[DATA ROWS start]

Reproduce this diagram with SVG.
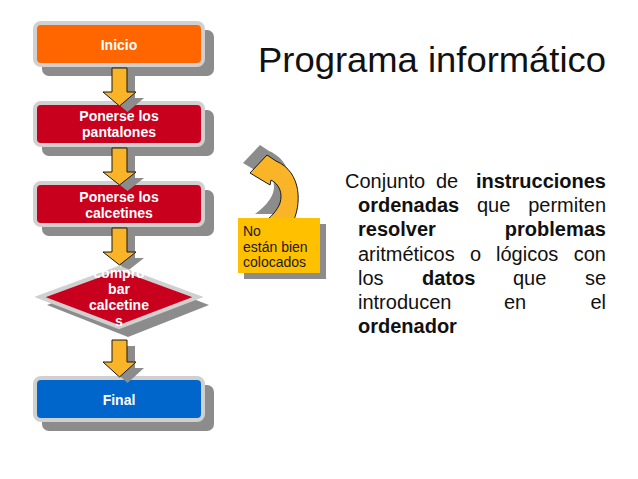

[DATA ROWS end]
[DATA ROWS start]

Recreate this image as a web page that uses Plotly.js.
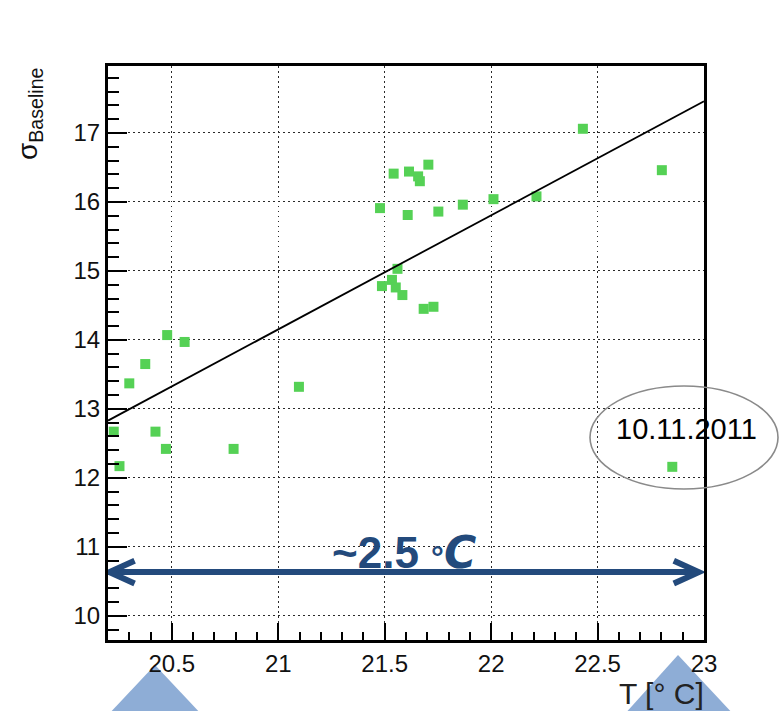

[DATA ROWS end]
[DATA ROWS start]

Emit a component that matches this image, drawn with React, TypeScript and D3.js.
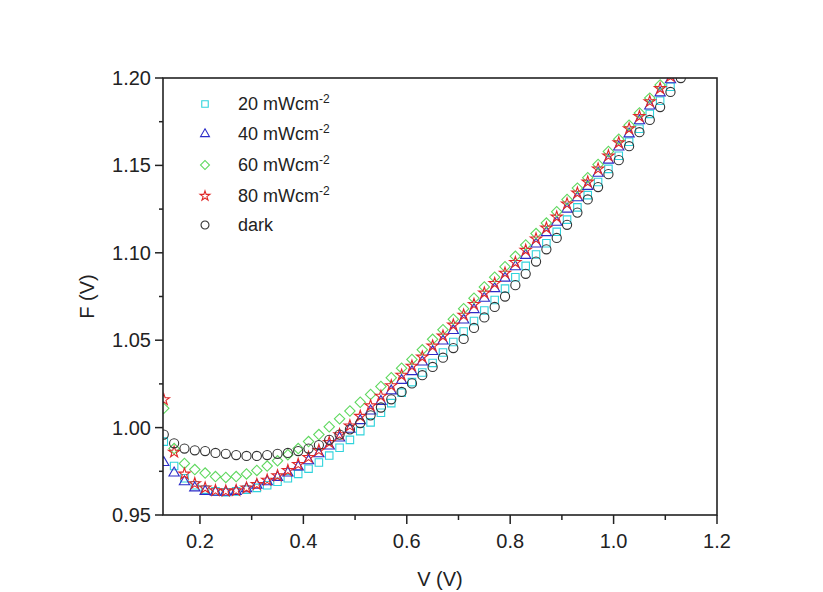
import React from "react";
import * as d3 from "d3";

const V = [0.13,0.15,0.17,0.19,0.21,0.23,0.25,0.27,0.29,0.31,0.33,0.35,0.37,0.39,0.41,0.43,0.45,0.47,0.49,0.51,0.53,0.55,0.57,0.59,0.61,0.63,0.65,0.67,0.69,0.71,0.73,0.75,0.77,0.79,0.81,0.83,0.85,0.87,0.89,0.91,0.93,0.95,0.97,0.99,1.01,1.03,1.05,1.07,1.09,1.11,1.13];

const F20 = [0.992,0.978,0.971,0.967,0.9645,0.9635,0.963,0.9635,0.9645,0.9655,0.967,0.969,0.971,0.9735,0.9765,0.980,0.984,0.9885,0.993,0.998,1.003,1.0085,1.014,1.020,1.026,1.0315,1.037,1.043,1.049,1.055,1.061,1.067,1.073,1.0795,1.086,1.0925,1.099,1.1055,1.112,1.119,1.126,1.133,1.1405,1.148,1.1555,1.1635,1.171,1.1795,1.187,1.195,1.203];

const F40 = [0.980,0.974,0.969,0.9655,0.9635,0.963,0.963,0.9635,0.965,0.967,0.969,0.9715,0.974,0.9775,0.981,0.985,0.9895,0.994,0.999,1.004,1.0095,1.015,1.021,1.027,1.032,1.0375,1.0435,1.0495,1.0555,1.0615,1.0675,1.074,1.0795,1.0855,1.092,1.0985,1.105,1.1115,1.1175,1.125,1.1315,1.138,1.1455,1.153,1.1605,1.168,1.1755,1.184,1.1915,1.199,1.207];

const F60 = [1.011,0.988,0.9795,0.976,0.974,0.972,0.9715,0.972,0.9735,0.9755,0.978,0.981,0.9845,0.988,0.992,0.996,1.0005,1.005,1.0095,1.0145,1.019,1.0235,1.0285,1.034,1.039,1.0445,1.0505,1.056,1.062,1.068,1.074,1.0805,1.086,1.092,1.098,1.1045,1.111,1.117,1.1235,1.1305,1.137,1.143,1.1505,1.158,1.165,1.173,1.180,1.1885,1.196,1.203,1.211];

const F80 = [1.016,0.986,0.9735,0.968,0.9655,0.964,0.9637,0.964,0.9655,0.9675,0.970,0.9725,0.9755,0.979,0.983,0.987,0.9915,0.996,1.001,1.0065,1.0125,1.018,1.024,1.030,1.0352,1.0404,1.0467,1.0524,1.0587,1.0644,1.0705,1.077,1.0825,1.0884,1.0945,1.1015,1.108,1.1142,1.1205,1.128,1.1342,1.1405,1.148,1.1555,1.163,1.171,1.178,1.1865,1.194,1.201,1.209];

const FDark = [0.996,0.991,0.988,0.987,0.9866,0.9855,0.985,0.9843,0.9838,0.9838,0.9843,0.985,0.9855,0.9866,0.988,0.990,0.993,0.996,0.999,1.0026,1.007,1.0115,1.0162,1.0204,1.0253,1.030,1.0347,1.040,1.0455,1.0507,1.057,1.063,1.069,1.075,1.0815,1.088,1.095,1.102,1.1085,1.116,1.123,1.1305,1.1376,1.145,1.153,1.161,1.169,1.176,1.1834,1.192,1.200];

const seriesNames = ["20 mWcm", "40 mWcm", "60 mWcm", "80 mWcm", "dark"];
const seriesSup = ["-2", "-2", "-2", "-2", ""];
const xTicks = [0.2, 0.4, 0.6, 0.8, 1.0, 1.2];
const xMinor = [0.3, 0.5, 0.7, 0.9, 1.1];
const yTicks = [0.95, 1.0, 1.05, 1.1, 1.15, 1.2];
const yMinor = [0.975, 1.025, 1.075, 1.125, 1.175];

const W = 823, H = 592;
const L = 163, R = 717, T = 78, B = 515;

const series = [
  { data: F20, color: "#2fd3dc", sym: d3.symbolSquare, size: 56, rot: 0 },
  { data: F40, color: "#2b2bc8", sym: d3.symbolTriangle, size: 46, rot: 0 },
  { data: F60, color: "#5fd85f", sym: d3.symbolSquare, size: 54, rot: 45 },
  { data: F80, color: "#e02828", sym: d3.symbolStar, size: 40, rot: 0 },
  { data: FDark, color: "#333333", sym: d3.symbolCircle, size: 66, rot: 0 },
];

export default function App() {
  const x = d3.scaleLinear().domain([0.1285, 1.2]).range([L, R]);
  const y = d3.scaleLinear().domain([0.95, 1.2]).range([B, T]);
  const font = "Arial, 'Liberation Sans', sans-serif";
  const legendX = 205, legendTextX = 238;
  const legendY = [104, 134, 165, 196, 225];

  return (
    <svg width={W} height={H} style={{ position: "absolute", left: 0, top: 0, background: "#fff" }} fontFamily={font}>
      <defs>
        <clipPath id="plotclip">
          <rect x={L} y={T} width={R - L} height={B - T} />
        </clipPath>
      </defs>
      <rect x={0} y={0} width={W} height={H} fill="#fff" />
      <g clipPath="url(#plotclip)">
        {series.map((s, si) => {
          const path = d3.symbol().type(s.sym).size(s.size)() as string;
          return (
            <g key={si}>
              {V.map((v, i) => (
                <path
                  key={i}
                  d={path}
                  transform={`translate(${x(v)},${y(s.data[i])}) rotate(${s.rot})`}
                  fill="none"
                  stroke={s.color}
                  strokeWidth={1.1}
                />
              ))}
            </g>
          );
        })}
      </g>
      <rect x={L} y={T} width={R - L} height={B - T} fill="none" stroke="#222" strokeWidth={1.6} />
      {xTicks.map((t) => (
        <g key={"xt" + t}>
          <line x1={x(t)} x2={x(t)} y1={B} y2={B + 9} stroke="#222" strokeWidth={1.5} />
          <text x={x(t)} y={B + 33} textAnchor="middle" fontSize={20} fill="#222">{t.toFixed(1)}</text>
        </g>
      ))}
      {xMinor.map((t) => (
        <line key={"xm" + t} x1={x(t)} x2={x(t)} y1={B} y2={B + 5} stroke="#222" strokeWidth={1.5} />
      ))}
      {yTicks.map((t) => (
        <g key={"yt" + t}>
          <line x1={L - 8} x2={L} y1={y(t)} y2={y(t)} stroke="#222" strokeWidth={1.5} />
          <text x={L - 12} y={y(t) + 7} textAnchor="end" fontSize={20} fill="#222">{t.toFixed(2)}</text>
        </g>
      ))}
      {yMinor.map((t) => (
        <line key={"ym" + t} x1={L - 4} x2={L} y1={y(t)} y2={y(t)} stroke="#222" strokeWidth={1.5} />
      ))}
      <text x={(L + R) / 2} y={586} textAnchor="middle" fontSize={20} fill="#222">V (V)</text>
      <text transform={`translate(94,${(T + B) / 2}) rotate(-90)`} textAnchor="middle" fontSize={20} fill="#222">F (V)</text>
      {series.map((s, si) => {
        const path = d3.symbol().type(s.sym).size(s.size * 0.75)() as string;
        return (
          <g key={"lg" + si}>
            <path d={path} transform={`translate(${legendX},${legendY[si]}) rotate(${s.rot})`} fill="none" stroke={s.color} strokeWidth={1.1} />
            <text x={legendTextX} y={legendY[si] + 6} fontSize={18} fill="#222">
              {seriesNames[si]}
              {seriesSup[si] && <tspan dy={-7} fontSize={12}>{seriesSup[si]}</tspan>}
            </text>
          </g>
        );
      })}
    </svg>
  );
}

[DATA ROWS end]

GIVEN REQUEST: State how many lines of the records above contain the word "this", giving only that number.

COMPLETE RESPONSE: 3